There are a lot of people doing good work in language education; and you can find many talented language learners and polyglots. There are countless resources to learn a language out there, whether immersion programs, classes, software, CD sets, podcasts, online language mentoring forums, and on and on.

We respect and value all these tools and resources – any tool that works is one more tool than you had before! It is important to understand that the work we’re doing at WAYK is on a totally different level than these kinds of resources. This isn’t hyperbole; this is a painstakingly developed, intentional change from conventional language education, to address a very specific challenge.

WAYK is not any particular method (though it employs several unusual and iconic techniques); it is a comprehensive system for employing all the methods that work. Tools are great, but you need a way to to use them strategically.

WAYK is also not just for a single language learner to learn their target language. To be clear, it certainly can be used for this; we train language hunters to “parachute” into any country (or conversation) and immediately begin absorbing the language. This is an exciting, but also uncommon opportunity. More difficult, and more common, is the attempted acquisition of language without the benefit of such an immersion scenario.

Much of WAYK is based on a simple discovery we made while working with endangered languages: if you don’t have a self-sufficient speech community forming around you, you are missing the greatest opportunity for rapid language acquisition for yourself. The greatest accelerator to language acquisition is immersion in a thriving, generous community of conversation, with fluent, playful peer-teachers.

 

 

A quote commonly (though perhaps erroneously) attributed to Albert Einstein that applies: “problems cannot be solved by the same level of thinking that created them.”

Endangered languages emerge in the context of monolingualism, military/economic pressure, institutional oppression, community trauma, and the idea that languages are difficult to learn.

Endangered languages may be the heritage for a community that sees them as the remnants of a shameful past with little modern relevance. They may have few remaining speakers, all of whom may be elderly.

Simply teaching such a language, classroom style, to a group of students wanting to “learn” isn’t enough; what if no one in the community wants to speak with your students (or there is no one to speak to)? What if the teachers themselves have minimal fluency in the language due to lack of access to willing fluent speakers? What if you lose your best teachers, due to economic factors, social factors, or just plain bad luck?

By creating tools that will work in the context of this kind of intense challenge, we were forced to craft a radically different approach; we were forced to “raise the level of our thinking”. This new level impacts all language learning, endangered or not.

Now, we see language acquisition as inextricable from cultural revitalization, and both inextricable from community organizing. To learn a living language, you must revitalize and participate in a language community.
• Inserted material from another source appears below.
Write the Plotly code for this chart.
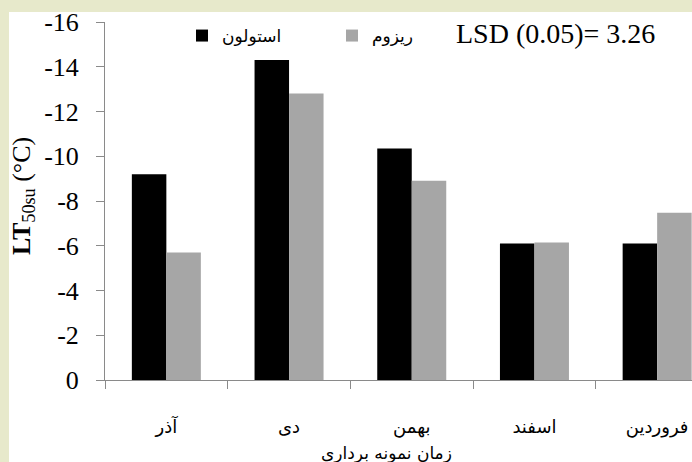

You cannot discriminate between a “student” and a “teacher” – they must be one and the same.

Because we can see this now, because it has become “obvious”, now we can explore how far we can take this understanding. What can we do with it?

 

A game in Squamish language

 

From the very first game of WAYK, you are participating in a web of community organization. You are helping to create the strongest scenario for sufficient players to populate a regularly occurring language night. Then multiple language nights, different days of the week, all around your community, led by fellow players. Then you all go for language immersion weekends and overnight gatherings every quarter. Then…magic happens. As you keep playing, you achieve critical mass, and your community begins to use the target language as a second language, and if you keep working it, then as a first language.

With sufficient language hunting skills, this can be a fun, focused race to community-wide language play. It takes time. But it can be done, alongside friends, family, and neighbors, laughing all the way.

Even if your goals are humble, to simply become fluent in a healthy target language (modern languages like English, French, Russian, Chinese), by approaching your goal in this way you become able to learn any language, and to immerse yourself in friendships and community.  You’re not in it alone.

Because you’ve focused on helping create a speech community, rather than just on your own language acquisition, you will rapidly discover your “students” teaching you and pulling you along with them. Who is the student? Who is the teacher? In the end, everyone is just a language activist, a language hunter, a member of the language-play community.

You don’t stop with one language either; you keep going. If you stop, you may or may not lose all those language hunting skills, but the next generation will never learn them. Revitalization is a never-ending activity; every new day calls for it. We keep our languages strong by keeping our neighbors’ languages strong. The strongest scenario for endangered language revitalization is a deeply multilingual world.

We all get there together. And it all starts with your first, simple game.